The root directory, denoted by a forward slash (/), is the top-level directory in the Linux file system. It serves as the single starting point for navigating the entire file system structure. All other directories, files, and devices are organized and contained within this root directory, making it the fundamental anchor point of the system.
2. What is the difference between the /bin and /sbin directories?
Both /bin and /sbin store executable binary files (commands). However, /bin contains essential user commands that are generally accessible and used by all users for basic system operations (like ls, cp, rm, cat). In contrast, /sbin contains system administration binaries, which are typically used by the system administrator (root user) for critical system tasks such as partitioning disks (fdisk), shutting down or rebooting the system (shutdown), and configuring network interfaces (ifconfig).
3. Where do regular users store their personal files, and how is their data protected from other users?
Each user on a Linux system has a personal directory located within the /home directory.
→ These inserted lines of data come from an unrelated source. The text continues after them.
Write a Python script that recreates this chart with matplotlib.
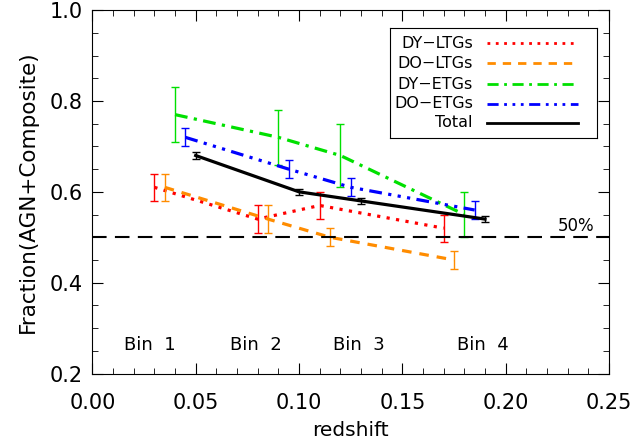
import matplotlib.pyplot as plt
from matplotlib.ticker import MultipleLocator

# data
dy_ltg_z = [0.030, 0.080, 0.110, 0.170]
dy_ltg_f = [0.61, 0.54, 0.57, 0.52]
dy_ltg_e = [0.03, 0.03, 0.03, 0.03]

do_ltg_z = [0.035, 0.085, 0.115, 0.175]
do_ltg_f = [0.61, 0.54, 0.50, 0.45]
do_ltg_e = [0.03, 0.03, 0.02, 0.02]

dy_etg_z = [0.040, 0.090, 0.120, 0.180]
dy_etg_f = [0.77, 0.72, 0.68, 0.55]
dy_etg_e = [0.06, 0.06, 0.07, 0.05]

do_etg_z = [0.045, 0.095, 0.125, 0.185]
do_etg_f = [0.72, 0.65, 0.61, 0.56]
do_etg_e = [0.02, 0.02, 0.02, 0.02]

tot_z = [0.050, 0.100, 0.130, 0.190]
tot_f = [0.68, 0.60, 0.58, 0.54]
tot_e = [0.007, 0.007, 0.007, 0.007]

bin_labels = ['Bin  1', 'Bin  2', 'Bin  3', 'Bin  4']
bin_x = [0.028, 0.079, 0.129, 0.189]

plt.rcParams['font.family'] = ['DejaVu Sans']

fig = plt.figure(figsize=(6.37, 4.40), dpi=100)
ax = fig.add_axes([0.145, 0.151, 0.811, 0.826])

series = [
    ('DY-LTGs', dy_ltg_z, dy_ltg_f, dy_ltg_e, '#ff0000', (0, (1, 2))),
    ('DO-LTGs', do_ltg_z, do_ltg_f, do_ltg_e, '#ff8c00', (0, (3, 2.5))),
    ('DY-ETGs', dy_etg_z, dy_etg_f, dy_etg_e, '#00e000', (0, (4, 2, 1, 2))),
    ('DO-ETGs', do_etg_z, do_etg_f, do_etg_e, '#0000ff', (0, (4, 2, 1, 2, 1, 2, 1, 2))),
    ('Total', tot_z, tot_f, tot_e, '#000000', '-'),
]

for name, z, f, e, c, ls in series:
    ax.plot(z, f, color=c, ls=ls, lw=2.3)
    ax.errorbar(z, f, yerr=e, fmt='none', ecolor=c, elinewidth=1, capsize=3, capthick=1)

ax.axhline(0.5, color='black', ls=(0, (7, 4)), lw=1.5)
ax.text(0.243, 0.505, '50%', ha='right', va='bottom', fontsize=12)

for lab, x in zip(bin_labels, bin_x):
    ax.text(x, 0.262, lab, ha='center', va='center', fontsize=13)

ax.set_xlim(0, 0.25)
ax.set_ylim(0.2, 1.0)
ax.xaxis.set_major_locator(MultipleLocator(0.05))
ax.xaxis.set_minor_locator(MultipleLocator(0.01))
ax.yaxis.set_major_locator(MultipleLocator(0.2))
ax.yaxis.set_minor_locator(MultipleLocator(0.05))
ax.xaxis.set_major_formatter(plt.FormatStrFormatter('%.2f'))
ax.yaxis.set_major_formatter(plt.FormatStrFormatter('%.1f'))
ax.tick_params(which='both', direction='in', top=True, right=True, labelsize=15)
ax.tick_params(axis='x', pad=14)
ax.tick_params(axis='y', pad=7)
ax.tick_params(which='major', length=8)
ax.tick_params(which='minor', length=4)
ax.set_xlabel('redshift', fontsize=14.5, labelpad=6)
ax.set_ylabel('Fraction(AGN+Composite)', fontsize=15.5, labelpad=8)

# legend box drawn by hand: labels on the left, line samples on the right
leg = ax.inset_axes([0.576, 0.649, 0.401, 0.301])
leg.set_xlim(0, 1)
leg.set_ylim(0, 1)
leg.set_xticks([])
leg.set_yticks([])
ys = [0.863, 0.681, 0.490, 0.308, 0.135]
for (name, z, f, e, c, ls), y in zip(series, ys):
    leg.text(0.40, y, name.replace('-', '\u2212'), ha='right', va='center', fontsize=11.5)
    leg.plot([0.469, 0.908], [y, y], color=c, ls=ls, lw=2)

plt.savefig('out.png', dpi=100)
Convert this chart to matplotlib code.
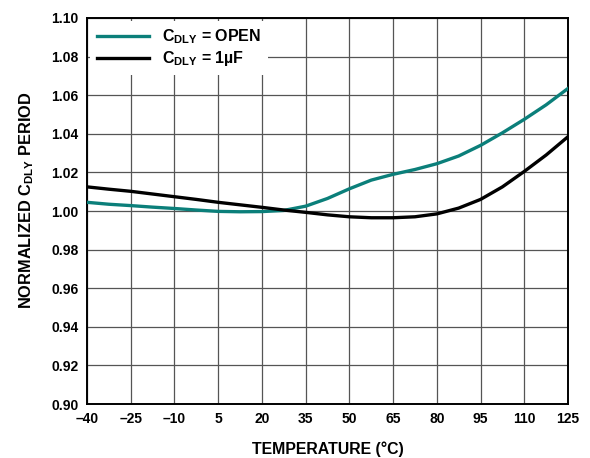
import numpy as np
import matplotlib.pyplot as plt

plt.rcParams["font.family"] = ["Liberation Sans", "DejaVu Sans"]
plt.rcParams["font.weight"] = "bold"
plt.rcParams["mathtext.fontset"] = "custom"
plt.rcParams["mathtext.rm"] = "Liberation Sans:bold"
plt.rcParams["mathtext.bf"] = "Liberation Sans:bold"

# temperature sweep (deg C)
temperature = [-40, -32.5, -25, -17.5, -10, -2.5, 5, 12.5, 20, 27.5, 35, 42.5,
               50, 57.5, 65, 72.5, 80, 87.5, 95, 102.5, 110, 117.5, 125]

# normalized delay period, C_DLY open
period_open = [1.0045, 1.0035, 1.0028, 1.0020, 1.0013, 1.0005, 0.9998, 0.9996,
               0.9997, 1.0003, 1.0025, 1.0065, 1.0115, 1.0160, 1.0190, 1.0215,
               1.0245, 1.0285, 1.0340, 1.0405, 1.0475, 1.0550, 1.0635]

# normalized delay period, C_DLY = 1uF
period_1uf = [1.0125, 1.0113, 1.0102, 1.0088, 1.0074, 1.0060, 1.0045, 1.0032,
              1.0019, 1.0005, 0.9993, 0.9980, 0.9970, 0.9965, 0.9965, 0.9970,
              0.9985, 1.0015, 1.0060, 1.0125, 1.0205, 1.0290, 1.0385]

x_ticks = [-40, -25, -10, 5, 20, 35, 50, 65, 80, 95, 110, 125]
x_ticklabels = ["–40", "–25", "–10", "5", "20", "35", "50", "65", "80", "95", "110", "125"]
y_ticks = np.round(np.arange(0.90, 1.1001, 0.02), 2)

fig = plt.figure(figsize=(5.9, 4.58), dpi=100)
ax = fig.add_axes([0.1475, 0.1179, 0.8152, 0.8428])

ax.plot(temperature, period_open, color="#0b7f7a", linewidth=2.4,
        label=r"C$_\mathbf{DLY}$ = OPEN", zorder=3)
ax.plot(temperature, period_1uf, color="black", linewidth=2.4,
        label=r"C$_\mathbf{DLY}$ = 1µF", zorder=3)

ax.set_xlim(-40, 125)
ax.set_ylim(0.90, 1.10)
ax.set_xticks(x_ticks)
ax.set_xticklabels(x_ticklabels)
ax.set_yticks(y_ticks)
ax.set_yticklabels(["%.2f" % v for v in y_ticks])
ax.tick_params(length=0, labelsize=10, pad=6)

ax.grid(True, color="#555555", linewidth=0.9)
for spine in ax.spines.values():
    spine.set_linewidth(1.4)
    spine.set_color("black")

ax.set_xlabel("TEMPERATURE (°C)", fontsize=11.4, fontweight="bold", labelpad=11)
ax.set_ylabel(r"NORMALIZED C$_\mathbf{DLY}$ PERIOD", fontsize=11.8,
              fontweight="bold")
ax.yaxis.set_label_coords(-0.106, 0.528)

leg = ax.legend(loc="upper left", bbox_to_anchor=(0.0, 1.0), frameon=True,
                fancybox=False, fontsize=11.5, handlelength=3.3,
                handletextpad=0.8, borderaxespad=0.2, labelspacing=0.2)
leg.get_frame().set_edgecolor("none")
leg.get_frame().set_facecolor("white")
leg.get_frame().set_alpha(1.0)

fig.savefig("out.png", dpi=100)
These directories are named after the user (e.g., /home/username). This is where users store their personal files, documents, and application-specific settings. The permissions on these individual home directories are set to restrict access, preventing other users on the system from accessing or modifying their data without explicit permission.
4. What is the purpose of the /etc directory, and what kind of files are typically found there?
The /etc directory is a crucial part of the Linux file system that stores system-wide configuration files and settings for the operating system and installed applications. These files control various aspects of the system's behavior. Common examples include /etc/hosts (mapping hostnames to IP addresses), /etc/fstab (defining how file systems are mounted), and /etc/passwd (containing user account information).
5. What is the /var directory used for, and why might its size fluctuate significantly?
The /var directory is designed to hold files that are variable and change frequently during normal system operation. This includes log files (stored in /var/log), cache files (/var/cache), mail queue files (/var/spool), and other temporary operational data. The size of /var can fluctuate significantly because these files are constantly being written to, updated, and sometimes deleted as the system runs and different applications are used.
6. How are temporary files handled in Linux, and where are they typically stored?
Temporary files in Linux are primarily stored in the /tmp directory. This directory is used by applications and users to store files that are needed for short-term operations. A key characteristic of /tmp is that the files stored within it are typically automatically deleted either upon system reboot or after a predefined period of inactivity. This ensures that temporary files do not accumulate and consume excessive disk space.
7. Where are installed applications and their associated files (like libraries and documentation) typically located in the Linux file system?
User-installed software, libraries, and documentation are generally placed within the /usr directory. This directory is further organized into subdirectories like /usr/bin (for executable binaries of applications), /usr/lib (for libraries used by these programs), and /usr/share (for shared data such as icons, themes, and documentation). This separation helps to organize system files from user-installed ones. Additionally, optional or third-party software manually installed might be placed in the /opt directory.
8. How does Linux manage and provide access to hardware devices connected to the system?
Linux represents hardware devices as special files within the /dev directory. These device files provide an interface for user-space applications and the kernel to interact with physical hardware. Examples include /dev/sda (representing the primary hard drive), /dev/usb (for USB devices), and /dev/cdrom (for the optical drive). The presence and attributes of these files allow the operating system to abstract the underlying hardware and provide a consistent way to access and manage devices.